╭─ Data supplied

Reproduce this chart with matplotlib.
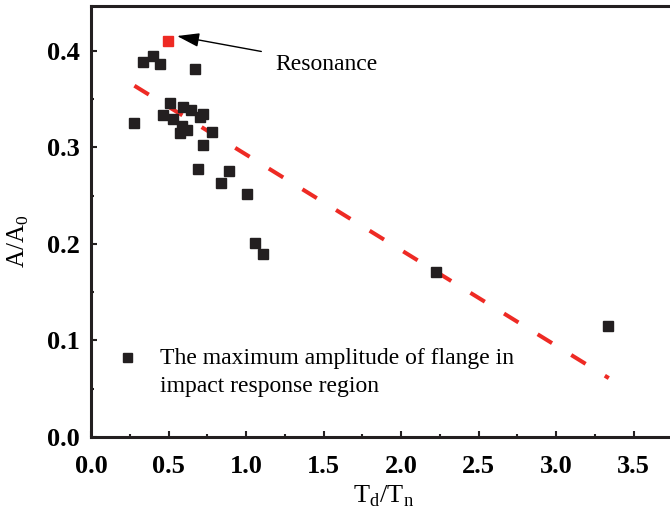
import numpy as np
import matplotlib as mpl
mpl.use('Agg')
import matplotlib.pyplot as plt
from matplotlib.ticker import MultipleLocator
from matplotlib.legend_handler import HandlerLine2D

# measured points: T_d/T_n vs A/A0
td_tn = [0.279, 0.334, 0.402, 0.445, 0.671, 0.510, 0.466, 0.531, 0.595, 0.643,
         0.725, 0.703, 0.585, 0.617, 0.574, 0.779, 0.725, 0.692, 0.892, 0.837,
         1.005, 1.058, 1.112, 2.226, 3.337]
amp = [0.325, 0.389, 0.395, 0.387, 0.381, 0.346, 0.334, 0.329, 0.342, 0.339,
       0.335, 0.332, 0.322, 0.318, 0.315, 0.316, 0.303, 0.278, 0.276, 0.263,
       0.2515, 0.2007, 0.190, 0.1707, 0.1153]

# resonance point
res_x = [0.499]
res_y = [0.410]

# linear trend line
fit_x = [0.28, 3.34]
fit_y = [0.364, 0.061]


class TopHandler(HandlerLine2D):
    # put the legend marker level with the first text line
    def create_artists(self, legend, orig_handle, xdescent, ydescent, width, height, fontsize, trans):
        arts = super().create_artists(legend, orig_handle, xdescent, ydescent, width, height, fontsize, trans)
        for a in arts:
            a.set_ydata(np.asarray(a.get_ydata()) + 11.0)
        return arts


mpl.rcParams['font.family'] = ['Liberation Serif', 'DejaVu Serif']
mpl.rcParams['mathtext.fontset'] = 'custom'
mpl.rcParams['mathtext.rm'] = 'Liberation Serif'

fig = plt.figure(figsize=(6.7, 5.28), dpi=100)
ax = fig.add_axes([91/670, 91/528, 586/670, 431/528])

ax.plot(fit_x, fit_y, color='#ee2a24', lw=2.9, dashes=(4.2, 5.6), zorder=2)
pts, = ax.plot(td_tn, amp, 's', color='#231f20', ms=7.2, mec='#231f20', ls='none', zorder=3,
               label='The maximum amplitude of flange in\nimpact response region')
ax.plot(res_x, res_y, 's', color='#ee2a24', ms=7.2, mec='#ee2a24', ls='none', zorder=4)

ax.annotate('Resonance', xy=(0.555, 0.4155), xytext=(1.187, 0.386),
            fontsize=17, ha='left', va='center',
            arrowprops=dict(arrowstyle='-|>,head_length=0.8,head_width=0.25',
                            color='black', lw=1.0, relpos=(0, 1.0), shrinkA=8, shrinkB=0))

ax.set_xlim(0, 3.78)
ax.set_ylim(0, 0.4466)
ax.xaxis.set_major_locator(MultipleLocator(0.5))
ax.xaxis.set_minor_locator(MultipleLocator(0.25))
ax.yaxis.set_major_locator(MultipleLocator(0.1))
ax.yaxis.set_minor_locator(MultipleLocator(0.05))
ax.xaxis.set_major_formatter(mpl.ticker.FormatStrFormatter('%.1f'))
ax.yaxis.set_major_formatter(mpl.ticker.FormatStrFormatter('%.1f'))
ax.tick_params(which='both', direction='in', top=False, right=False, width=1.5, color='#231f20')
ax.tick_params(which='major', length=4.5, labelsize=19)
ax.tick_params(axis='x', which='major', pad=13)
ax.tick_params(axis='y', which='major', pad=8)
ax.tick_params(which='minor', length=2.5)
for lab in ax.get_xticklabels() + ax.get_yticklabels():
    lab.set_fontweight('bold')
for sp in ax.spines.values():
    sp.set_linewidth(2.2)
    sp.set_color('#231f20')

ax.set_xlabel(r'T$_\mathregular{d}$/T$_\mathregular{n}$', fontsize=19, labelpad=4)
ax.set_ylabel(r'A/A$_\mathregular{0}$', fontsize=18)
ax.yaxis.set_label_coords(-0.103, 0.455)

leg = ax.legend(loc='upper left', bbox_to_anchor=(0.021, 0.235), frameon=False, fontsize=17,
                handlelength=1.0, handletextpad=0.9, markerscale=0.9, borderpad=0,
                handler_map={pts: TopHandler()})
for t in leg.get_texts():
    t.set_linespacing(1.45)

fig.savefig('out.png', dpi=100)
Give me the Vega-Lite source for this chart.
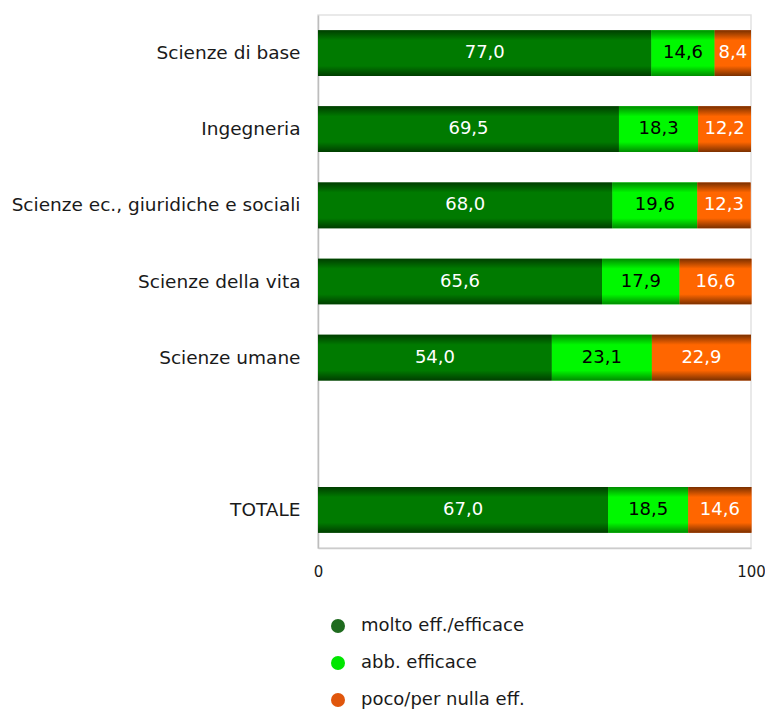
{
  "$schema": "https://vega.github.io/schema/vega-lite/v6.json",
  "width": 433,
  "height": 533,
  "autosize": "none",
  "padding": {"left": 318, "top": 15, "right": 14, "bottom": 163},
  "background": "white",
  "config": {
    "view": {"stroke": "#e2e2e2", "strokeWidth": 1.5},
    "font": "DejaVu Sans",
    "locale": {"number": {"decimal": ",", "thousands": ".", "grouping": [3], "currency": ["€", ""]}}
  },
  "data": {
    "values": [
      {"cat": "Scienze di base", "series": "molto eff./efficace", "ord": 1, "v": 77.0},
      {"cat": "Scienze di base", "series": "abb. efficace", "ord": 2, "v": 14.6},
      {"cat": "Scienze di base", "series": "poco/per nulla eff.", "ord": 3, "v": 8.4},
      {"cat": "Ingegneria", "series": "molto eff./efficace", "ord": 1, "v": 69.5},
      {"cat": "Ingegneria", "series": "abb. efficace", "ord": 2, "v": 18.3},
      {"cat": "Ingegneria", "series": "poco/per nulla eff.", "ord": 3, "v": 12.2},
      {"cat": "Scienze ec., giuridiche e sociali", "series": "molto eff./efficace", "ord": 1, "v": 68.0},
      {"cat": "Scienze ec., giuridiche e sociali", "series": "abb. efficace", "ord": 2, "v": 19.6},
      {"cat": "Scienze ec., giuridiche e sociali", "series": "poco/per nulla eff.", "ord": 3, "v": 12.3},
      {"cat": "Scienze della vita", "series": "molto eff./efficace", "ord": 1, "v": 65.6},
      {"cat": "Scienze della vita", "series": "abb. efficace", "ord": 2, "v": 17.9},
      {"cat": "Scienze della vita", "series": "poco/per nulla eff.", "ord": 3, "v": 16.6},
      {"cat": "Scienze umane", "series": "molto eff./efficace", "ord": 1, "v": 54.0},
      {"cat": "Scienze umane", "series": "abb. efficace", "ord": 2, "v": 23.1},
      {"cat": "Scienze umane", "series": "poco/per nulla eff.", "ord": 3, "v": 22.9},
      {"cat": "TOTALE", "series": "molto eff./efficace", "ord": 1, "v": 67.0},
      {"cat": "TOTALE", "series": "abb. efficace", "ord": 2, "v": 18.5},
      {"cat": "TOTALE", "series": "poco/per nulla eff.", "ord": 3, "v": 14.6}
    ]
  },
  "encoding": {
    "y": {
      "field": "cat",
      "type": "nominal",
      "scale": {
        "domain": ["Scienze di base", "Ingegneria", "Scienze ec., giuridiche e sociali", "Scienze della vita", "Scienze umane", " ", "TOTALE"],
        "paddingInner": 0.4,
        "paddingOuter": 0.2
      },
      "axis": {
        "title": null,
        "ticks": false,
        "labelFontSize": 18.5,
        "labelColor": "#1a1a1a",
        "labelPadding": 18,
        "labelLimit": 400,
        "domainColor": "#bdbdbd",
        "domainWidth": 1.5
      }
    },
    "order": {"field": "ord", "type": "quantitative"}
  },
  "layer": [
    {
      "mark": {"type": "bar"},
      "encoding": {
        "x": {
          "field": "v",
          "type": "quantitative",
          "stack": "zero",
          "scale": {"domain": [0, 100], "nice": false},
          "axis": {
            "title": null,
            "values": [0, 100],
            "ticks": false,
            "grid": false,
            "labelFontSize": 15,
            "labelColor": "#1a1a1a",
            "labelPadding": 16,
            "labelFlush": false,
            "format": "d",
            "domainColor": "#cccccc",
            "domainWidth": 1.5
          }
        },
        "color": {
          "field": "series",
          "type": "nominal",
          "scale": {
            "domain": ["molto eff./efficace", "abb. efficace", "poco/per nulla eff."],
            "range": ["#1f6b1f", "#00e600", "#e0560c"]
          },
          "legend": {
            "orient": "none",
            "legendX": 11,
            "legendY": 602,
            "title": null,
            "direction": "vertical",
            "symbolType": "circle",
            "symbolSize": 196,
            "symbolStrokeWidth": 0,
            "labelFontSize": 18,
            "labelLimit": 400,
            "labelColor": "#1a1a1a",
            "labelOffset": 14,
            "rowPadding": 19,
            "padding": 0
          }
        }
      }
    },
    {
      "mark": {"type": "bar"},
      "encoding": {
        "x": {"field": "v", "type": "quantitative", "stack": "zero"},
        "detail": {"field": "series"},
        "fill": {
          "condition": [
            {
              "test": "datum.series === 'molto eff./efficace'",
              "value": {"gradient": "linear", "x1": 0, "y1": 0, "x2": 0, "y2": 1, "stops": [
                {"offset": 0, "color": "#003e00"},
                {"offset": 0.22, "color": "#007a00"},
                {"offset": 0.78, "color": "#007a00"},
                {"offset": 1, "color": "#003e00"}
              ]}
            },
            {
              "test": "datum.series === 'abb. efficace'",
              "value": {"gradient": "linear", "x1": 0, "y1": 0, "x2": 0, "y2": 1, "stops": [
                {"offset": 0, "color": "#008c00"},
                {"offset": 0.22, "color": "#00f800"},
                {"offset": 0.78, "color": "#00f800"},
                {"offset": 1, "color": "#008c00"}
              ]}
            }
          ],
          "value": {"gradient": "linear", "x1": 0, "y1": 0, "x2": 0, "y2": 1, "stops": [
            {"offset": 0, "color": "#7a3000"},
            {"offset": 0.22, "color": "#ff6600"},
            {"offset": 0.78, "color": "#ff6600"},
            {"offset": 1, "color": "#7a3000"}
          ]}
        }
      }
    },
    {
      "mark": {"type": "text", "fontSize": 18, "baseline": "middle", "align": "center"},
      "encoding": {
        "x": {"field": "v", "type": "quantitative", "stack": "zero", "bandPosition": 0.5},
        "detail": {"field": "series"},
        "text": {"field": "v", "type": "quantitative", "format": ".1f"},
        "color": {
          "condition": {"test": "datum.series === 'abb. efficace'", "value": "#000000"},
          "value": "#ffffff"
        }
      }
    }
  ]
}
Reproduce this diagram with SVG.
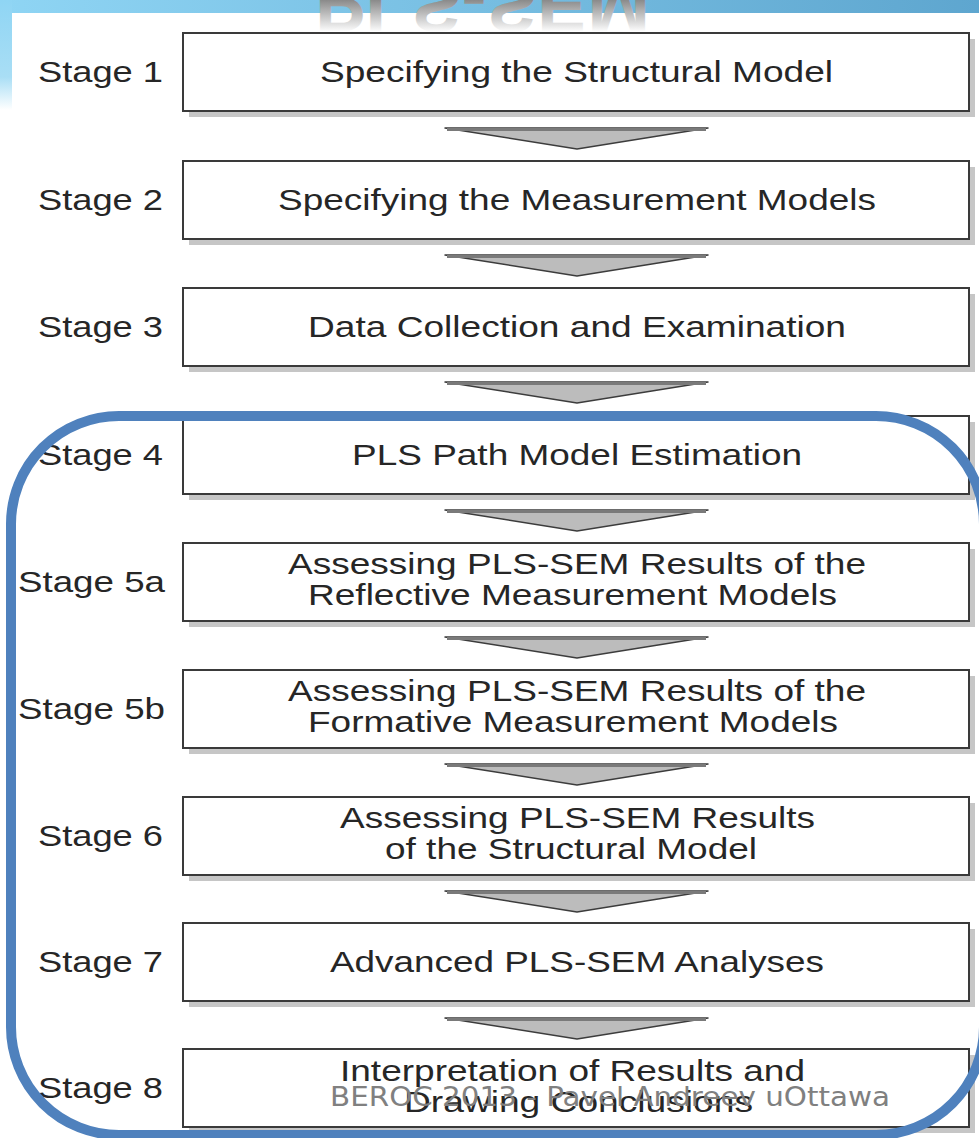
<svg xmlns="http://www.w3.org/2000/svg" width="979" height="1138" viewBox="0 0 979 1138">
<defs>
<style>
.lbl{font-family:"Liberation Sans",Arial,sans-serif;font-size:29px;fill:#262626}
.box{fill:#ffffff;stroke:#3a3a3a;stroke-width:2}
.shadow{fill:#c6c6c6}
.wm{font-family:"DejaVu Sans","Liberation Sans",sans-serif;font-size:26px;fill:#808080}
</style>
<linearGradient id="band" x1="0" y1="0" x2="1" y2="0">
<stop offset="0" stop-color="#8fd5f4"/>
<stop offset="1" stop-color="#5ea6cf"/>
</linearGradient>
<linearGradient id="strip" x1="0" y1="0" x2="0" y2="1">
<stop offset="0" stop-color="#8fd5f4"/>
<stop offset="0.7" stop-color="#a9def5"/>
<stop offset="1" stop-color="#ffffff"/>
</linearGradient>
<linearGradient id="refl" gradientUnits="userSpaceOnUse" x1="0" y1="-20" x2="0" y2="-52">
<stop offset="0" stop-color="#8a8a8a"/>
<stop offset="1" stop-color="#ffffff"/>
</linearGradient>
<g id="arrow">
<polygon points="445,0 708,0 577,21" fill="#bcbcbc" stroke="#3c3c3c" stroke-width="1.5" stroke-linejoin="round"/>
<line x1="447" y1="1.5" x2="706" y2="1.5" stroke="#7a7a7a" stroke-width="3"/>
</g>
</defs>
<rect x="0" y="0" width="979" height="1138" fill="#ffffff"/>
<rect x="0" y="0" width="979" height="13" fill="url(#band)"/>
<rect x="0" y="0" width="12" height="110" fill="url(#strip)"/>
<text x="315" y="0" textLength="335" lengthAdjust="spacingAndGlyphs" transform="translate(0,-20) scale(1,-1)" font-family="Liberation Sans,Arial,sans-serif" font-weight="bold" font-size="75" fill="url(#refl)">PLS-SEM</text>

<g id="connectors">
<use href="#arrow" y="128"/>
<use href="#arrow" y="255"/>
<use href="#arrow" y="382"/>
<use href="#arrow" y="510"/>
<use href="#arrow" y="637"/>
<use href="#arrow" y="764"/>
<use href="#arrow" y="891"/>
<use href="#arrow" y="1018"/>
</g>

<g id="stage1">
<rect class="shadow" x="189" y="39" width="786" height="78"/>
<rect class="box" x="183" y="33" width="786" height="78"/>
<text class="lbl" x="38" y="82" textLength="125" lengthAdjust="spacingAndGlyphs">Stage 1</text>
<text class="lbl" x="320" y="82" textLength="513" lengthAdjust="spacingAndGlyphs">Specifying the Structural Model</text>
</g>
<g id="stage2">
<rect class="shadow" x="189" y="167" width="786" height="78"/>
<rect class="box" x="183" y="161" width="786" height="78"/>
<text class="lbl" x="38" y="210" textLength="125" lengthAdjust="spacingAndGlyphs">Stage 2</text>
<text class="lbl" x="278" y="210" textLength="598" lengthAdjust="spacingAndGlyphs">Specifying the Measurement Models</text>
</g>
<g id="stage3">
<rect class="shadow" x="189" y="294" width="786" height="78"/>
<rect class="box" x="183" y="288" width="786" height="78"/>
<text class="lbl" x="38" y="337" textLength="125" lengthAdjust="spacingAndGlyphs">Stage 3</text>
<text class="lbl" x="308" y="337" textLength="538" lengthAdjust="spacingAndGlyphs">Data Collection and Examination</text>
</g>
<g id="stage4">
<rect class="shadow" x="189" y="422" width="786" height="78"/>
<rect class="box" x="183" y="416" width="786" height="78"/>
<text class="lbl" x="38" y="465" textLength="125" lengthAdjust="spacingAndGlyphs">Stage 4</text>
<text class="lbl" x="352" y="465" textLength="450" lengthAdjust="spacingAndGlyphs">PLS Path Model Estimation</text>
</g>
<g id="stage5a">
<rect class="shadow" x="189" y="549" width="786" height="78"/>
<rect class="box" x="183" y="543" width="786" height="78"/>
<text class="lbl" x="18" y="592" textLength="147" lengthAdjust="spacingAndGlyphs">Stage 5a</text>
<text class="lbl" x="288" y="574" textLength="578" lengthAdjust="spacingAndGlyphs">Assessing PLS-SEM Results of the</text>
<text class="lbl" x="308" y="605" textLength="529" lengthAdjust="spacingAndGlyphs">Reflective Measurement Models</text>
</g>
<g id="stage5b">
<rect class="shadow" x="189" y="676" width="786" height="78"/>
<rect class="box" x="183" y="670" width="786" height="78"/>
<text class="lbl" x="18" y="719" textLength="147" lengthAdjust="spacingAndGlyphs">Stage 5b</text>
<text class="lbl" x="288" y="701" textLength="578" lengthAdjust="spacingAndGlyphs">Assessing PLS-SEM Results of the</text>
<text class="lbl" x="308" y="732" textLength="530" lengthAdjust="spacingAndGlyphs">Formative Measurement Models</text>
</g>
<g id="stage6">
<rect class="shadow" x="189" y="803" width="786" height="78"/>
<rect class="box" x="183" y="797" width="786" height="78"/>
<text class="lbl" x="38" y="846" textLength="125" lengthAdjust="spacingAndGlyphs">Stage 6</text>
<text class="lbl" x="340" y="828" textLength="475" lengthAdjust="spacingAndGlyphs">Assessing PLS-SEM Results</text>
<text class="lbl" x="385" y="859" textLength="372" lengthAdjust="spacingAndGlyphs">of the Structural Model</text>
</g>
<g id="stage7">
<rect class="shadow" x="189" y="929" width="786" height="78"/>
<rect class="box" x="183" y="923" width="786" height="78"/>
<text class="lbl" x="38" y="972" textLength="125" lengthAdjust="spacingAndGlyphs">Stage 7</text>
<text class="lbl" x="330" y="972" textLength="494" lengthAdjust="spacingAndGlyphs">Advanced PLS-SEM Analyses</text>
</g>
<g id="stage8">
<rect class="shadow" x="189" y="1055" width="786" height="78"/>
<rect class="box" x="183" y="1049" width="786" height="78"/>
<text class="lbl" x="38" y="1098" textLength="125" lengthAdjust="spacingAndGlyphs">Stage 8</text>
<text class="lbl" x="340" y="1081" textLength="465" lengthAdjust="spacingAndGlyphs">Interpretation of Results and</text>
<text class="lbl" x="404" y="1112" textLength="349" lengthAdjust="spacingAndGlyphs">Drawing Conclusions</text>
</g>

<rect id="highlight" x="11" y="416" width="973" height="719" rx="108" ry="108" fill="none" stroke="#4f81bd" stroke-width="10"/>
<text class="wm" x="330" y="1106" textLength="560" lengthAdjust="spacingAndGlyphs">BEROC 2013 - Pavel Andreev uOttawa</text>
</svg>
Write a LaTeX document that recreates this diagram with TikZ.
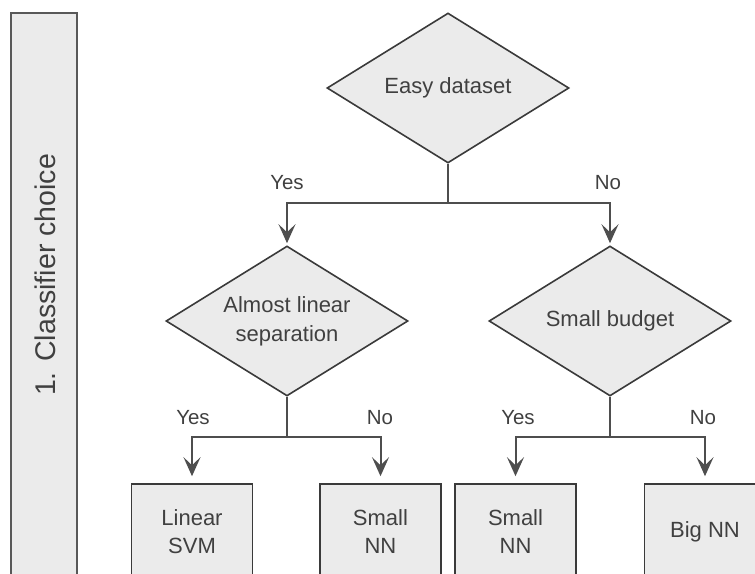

╰─

_Goal of the exercise:_ Find the lines that include the string "this", then copy each of them.

_Output:_
Reproduce this chart with matplotlib.
Give me the Vega-Lite source for this chart.
Reproduce this diagram with SVG.
Write a LaTeX document that recreates this diagram with TikZ.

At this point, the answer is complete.